I thought your answers to the end question was just meh. If your typical reader has an Amex Gold already, the upside to getting a Freedom/Freedom Unlimited is modest. It’s potentially another 12k with $12k in grocery spend, plus 20k sign up bonus. But this burns a 5/24 slot which could be a significant opportunity cost like missing out on the Hyatt card. And I don’t think there’s any real data to support that it’s safer to MSing with Chase than Amex. I suggest you always be careful telling your readers/listeners that it’s “relatively safe” to MS with Chase. Chase has shut down plenty of people for modest MS including my spouse. Also if you’re talking about the realm of MSing then that changes all the calculations since you could be maxing out the Gold’s $25k limit, in which case the Freedom’s $12k grocery spend comes with less opportunity costs, etc.
Yes, “safer” might not be the right term (I can’t remember what they specifically said in the podcast), but certainly much more possible to MS with chase than amex.
I agree with you, and Larry. First off, I find MSing to be a pain in general and only do it if I’m close to meeting a spend requirement (SUB, final spend for free night cert, etc.). Add to that the risks (clawbacks, shutdowns, MO locations drying up, etc.) plus the expenses (lots of grocery stores only carry $100 or $200 gift cards, or maybe $500 max….activation fees for each card are generally $4-7, then let’s say another $1 for the MO…. although I would love to have someone verify these numbers as I’ve only really used Simon Malls with WM MO’s over the past year). In the best case scenario ($500 GCs @ $4 activation & $1 MO’s) that’s $120 in expenses, plus the added risks, plus losing a 5/24 slot, plus your time doing all this and keeping track, all for an additional 60k UR points. I guess that still makes sense for some people, but if you don’t have a grocery store selling $500 GCs, now your expenses are immediately a minimum of $300.
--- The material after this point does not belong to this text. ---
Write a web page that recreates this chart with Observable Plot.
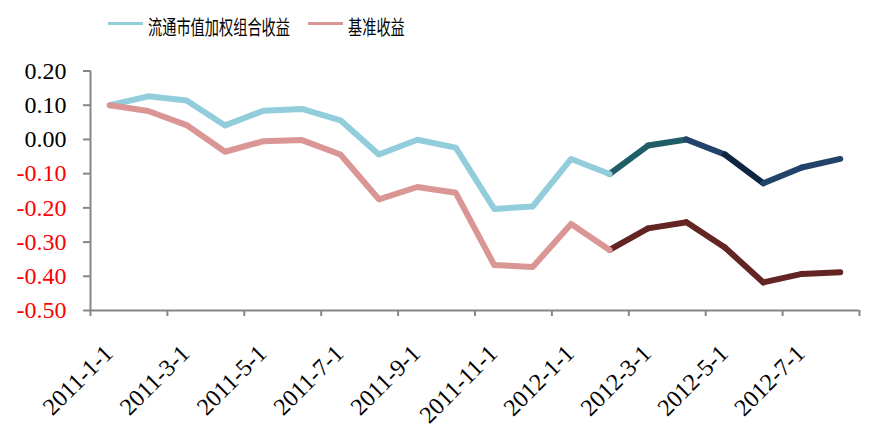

Still, in the best case scenario, you do gain over $1000 (80k total x 1.5 cpp – $120 expenses = $1080) while sacrificing the time, a 5/24 slot and taking on the MS risk. That being said, FM only values the first year of these cards at $840, probably due to the opportunity cost lost from other cards. In that case, they haven’t even accounted for the MS necessary to reap the points if you have another grocery card, so now the first year value is down to $720 at best.
This brings me to my main point: if you have a 5/24 slot open to get a freedom, then you’re definitely eligible for the bonus from several other personal cards, including several chase cards. FM has a number of cards listed with a first year value near or above $700 that you can easily accomplish from everyday spend. It’s an easy decision for me to sign up for one of those cards and essentially get the same value for less effort and less risk. I would only really consider signing up for the freedom if you don’t have any other cards with bonus spend for groceries and you would take advantage of the offer organically.
Counter DP. I used my BCP and bought 5 different $500 gift cards (some Best Buy and some MCGCs) and am showing 6% on amex.
DP Approved for a us bank biz card at 11/24. I have a us bank checking account.